Reality TV's impact has been discernible and keeps them on their toes, builders and contractors say.
Homeowners mention products they've seen on these shows, and typically have followed up with Internet research, said remodeling contractor Jay Cipriani, of Cipriani Builders in Woodbury.
That allows his customers "to be able to have an intelligent conversation with us about the job," Cipriani said, which he sees as a good thing for consumer and contractor.
"A customer recently told us that a product that we had been installing the same way for years was being installed incorrectly," he said. "Sure enough, we checked the manufacturer's website, and those instructions had been changed."
Queen Village artist Denise Fike has been on both sides of the TV camera: Her rowhouse was featured in an episode of HGTV's Design Basics and in a never-shown segment of the cable network's short-lived Look What I Did spotlighting her design expertise and husband Lane's carpentry. Also, she used to be a decorating-show devotee.
Now, Fike doesn't see much value in watching, saying that the shows all seem rather "samey" these days.
With the downturn of the housing market, there has been a home-show sea change, it seems.
Design-TV host Angelo Surmelis, whose credits include HGTV's 24 Hour Design and TLC's Clean Sweep, believes the recession shifted the focus of many programs away from the "flipping houses to get rich" strategies that more than a few viewers got caught up in.
"A lot of people . . . learned the hard way that if renovating to flip was not their M.O., and if they didn't have deep pockets like the professionals, they'd fail," Surmelis said. "They discovered that it is harder than it looks, especially if they are over their heads at the start.
"People are now homebodies and have found that these same quick tips can add value to their home and their lives," he said.
Williams sees this attitude among home buyers, "that they can do such and such with a room as they have seen on the TV shows. It has made some people able to see past what is in a home now and what the potential is."
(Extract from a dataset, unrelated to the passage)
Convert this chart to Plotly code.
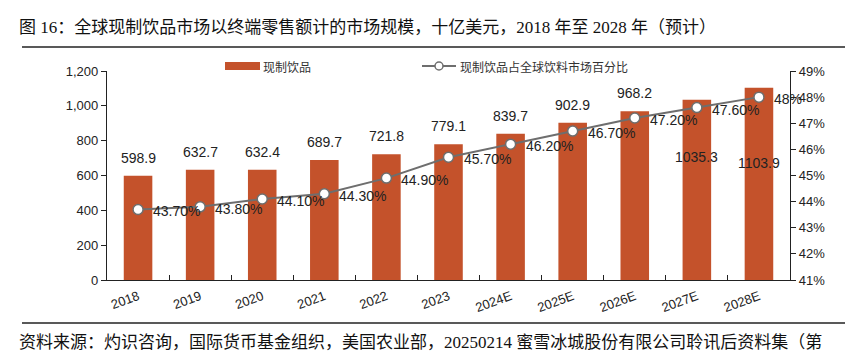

Home shows come and go, yet the venerable This Old House, which debuted in 1979, still grinds out 26 episodes a season.
Do-it-yourself shows have been around since TV's beginning, but until the cable-network explosion of the 1990s, TOH had little competition.
Its original premise, to buy and renovate houses to offer how-to lessons for viewers, was switched to using real homeowners and contractors.
One difference between TOH and current shows is the way a project's drama is presented, said former producer-turned-renovation consultant Bruce Irving.
"In This Old House, the drama of the project unfolded slowly and steadily," said Irving. "Now, the drama comes quickly and loudly. . . . Time-lapse photography and, Ta-da!, it is done."
Extreme Makeover: Home Edition has contributed to the idea that anything is possible in an hour, the experts say.
"Customers ask us jokingly if we can renovate their house just as fast," Cipriani said. "We say we can do it in a week, but you're not going to like the outcome."